# WHAT IS NEEDED:
Look through the data and write out every line with the word "matplotlib" in it.

# SOURCE DATA:
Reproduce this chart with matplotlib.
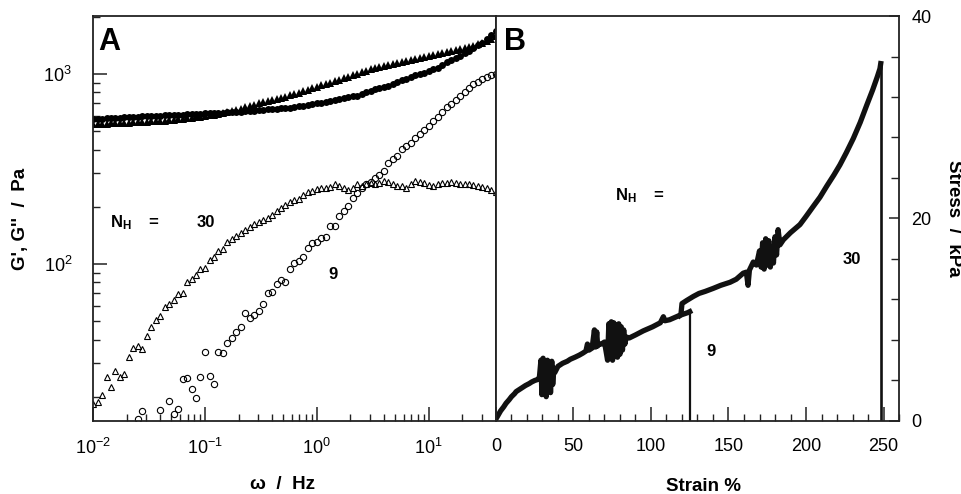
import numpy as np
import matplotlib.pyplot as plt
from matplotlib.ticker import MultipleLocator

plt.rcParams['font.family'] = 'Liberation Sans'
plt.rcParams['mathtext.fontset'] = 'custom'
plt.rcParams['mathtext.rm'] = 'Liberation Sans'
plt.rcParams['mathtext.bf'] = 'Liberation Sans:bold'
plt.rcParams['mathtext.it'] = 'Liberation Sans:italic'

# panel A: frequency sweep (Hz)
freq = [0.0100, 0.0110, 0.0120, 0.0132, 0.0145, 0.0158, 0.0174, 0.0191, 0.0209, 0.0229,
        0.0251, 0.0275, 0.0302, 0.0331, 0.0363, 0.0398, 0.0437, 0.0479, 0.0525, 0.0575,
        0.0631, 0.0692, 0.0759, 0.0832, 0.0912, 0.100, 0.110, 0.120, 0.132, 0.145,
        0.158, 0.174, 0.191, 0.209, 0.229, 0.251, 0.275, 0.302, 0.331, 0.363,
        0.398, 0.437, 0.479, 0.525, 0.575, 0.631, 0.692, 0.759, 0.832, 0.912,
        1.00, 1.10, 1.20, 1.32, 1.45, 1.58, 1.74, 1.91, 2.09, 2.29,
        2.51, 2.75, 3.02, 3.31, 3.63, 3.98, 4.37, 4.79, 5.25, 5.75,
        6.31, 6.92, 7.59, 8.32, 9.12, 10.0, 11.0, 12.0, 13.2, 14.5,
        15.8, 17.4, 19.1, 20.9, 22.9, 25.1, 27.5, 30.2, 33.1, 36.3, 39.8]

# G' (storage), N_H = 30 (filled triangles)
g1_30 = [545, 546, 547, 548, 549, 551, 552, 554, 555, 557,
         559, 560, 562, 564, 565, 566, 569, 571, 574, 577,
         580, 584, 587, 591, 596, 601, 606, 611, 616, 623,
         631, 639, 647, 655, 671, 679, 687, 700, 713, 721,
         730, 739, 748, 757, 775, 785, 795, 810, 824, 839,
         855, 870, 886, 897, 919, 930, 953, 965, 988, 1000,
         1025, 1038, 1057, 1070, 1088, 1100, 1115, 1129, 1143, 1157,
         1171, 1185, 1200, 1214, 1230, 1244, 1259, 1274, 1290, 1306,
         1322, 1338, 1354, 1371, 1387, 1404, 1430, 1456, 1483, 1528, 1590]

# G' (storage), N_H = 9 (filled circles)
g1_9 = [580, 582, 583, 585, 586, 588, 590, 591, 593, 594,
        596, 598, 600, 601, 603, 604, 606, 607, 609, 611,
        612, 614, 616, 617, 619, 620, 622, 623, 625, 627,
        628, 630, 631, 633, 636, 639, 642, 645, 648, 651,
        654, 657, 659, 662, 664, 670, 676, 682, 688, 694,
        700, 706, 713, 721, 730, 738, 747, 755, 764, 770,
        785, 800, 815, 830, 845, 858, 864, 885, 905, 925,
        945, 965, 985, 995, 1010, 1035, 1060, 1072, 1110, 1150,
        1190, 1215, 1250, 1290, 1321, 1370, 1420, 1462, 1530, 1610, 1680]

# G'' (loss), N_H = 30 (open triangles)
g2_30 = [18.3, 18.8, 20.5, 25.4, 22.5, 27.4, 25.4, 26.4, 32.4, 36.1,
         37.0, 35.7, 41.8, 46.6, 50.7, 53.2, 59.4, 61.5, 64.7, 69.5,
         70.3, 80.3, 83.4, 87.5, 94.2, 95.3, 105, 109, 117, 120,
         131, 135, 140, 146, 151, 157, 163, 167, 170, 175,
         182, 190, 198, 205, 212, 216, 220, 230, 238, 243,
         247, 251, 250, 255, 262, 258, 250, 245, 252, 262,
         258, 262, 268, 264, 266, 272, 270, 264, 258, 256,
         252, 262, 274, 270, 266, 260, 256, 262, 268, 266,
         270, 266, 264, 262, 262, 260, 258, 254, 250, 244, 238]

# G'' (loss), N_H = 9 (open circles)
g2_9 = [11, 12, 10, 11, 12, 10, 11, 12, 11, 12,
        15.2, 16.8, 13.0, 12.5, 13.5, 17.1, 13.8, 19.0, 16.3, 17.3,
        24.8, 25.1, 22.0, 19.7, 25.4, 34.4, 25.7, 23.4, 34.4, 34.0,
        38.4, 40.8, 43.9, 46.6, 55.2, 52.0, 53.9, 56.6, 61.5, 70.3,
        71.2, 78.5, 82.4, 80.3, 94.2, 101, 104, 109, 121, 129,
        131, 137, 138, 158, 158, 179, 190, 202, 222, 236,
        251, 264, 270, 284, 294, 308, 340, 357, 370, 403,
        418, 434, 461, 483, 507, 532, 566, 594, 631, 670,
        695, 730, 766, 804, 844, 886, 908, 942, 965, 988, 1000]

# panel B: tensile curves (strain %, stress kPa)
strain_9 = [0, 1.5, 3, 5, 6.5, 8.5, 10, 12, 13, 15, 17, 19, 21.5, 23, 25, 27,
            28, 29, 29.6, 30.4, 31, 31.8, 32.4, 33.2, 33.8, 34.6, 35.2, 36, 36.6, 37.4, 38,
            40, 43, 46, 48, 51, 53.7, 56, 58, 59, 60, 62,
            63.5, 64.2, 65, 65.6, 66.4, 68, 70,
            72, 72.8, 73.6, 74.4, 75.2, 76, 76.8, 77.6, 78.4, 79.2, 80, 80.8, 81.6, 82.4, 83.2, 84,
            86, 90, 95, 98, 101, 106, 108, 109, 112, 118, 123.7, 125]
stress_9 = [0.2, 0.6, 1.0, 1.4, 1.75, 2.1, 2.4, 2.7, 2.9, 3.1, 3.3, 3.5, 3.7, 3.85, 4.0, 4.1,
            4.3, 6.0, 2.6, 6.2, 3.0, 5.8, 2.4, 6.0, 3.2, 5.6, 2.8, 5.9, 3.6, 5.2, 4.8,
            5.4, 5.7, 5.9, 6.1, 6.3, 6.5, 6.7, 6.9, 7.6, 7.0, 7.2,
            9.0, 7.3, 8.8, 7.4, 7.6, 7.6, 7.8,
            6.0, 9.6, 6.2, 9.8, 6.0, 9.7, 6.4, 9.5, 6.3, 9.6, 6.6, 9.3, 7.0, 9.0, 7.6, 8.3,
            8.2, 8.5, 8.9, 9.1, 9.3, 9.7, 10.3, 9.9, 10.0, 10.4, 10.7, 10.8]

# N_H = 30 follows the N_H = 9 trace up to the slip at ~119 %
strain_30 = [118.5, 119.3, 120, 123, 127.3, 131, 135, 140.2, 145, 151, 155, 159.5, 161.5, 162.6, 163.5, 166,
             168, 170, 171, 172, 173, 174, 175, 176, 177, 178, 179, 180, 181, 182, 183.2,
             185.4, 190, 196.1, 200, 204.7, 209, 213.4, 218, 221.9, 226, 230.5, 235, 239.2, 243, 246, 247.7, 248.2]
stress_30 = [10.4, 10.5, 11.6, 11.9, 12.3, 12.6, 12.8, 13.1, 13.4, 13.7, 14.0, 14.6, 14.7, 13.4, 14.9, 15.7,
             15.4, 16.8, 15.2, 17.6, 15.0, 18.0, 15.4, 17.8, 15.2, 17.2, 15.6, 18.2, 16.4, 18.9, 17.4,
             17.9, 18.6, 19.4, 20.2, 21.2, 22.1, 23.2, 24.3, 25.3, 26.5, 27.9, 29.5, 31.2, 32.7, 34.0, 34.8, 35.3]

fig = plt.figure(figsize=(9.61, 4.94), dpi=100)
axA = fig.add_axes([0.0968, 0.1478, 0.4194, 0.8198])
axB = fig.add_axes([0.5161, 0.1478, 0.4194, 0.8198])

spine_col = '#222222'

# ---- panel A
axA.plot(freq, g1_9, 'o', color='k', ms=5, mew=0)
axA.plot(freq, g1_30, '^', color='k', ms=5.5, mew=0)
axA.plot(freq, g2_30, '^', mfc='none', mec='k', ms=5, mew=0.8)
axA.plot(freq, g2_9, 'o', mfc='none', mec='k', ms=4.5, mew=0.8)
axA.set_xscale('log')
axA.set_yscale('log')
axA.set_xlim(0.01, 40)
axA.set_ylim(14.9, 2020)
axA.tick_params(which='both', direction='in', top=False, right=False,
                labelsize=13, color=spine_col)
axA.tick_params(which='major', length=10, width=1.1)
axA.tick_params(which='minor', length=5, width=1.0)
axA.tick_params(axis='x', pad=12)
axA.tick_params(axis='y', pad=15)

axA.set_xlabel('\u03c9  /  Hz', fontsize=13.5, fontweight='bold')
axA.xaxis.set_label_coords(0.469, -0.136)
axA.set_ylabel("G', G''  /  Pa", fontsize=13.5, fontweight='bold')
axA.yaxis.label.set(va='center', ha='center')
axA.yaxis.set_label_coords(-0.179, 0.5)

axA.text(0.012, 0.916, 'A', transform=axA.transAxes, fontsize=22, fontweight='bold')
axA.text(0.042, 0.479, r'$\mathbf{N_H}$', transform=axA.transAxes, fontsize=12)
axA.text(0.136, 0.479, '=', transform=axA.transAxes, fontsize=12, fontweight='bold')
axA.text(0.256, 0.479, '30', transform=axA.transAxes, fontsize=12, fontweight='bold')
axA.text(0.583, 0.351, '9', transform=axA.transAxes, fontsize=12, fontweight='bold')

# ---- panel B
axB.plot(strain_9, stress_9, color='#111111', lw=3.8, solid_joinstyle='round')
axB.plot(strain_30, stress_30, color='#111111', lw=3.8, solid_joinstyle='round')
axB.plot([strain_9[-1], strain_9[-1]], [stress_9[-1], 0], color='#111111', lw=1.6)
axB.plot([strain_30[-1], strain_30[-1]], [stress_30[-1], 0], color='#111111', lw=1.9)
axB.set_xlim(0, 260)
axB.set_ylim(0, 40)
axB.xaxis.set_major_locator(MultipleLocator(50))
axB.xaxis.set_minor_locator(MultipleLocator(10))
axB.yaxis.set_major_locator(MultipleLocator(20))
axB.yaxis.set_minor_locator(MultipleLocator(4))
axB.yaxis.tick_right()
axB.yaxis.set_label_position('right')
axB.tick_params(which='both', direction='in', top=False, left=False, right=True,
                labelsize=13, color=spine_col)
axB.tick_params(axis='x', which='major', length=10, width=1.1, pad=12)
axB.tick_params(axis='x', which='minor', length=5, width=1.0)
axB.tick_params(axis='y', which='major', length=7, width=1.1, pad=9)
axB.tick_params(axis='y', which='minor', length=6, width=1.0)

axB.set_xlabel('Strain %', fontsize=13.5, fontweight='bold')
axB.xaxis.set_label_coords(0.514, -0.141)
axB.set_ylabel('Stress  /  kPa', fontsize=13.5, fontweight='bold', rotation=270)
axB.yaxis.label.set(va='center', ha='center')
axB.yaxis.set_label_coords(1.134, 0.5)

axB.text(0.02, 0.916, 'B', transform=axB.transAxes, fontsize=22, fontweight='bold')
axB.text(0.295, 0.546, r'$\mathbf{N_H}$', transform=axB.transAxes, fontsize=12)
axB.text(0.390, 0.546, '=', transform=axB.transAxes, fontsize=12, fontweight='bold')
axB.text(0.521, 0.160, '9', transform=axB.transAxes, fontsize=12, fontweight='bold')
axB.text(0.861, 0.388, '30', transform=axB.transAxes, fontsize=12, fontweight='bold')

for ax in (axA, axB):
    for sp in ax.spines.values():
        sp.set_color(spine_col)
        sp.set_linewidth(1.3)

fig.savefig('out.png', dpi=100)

# WRITTEN ANSWER:
Reproduce this chart with matplotlib.
import matplotlib.pyplot as plt
from matplotlib.ticker import MultipleLocator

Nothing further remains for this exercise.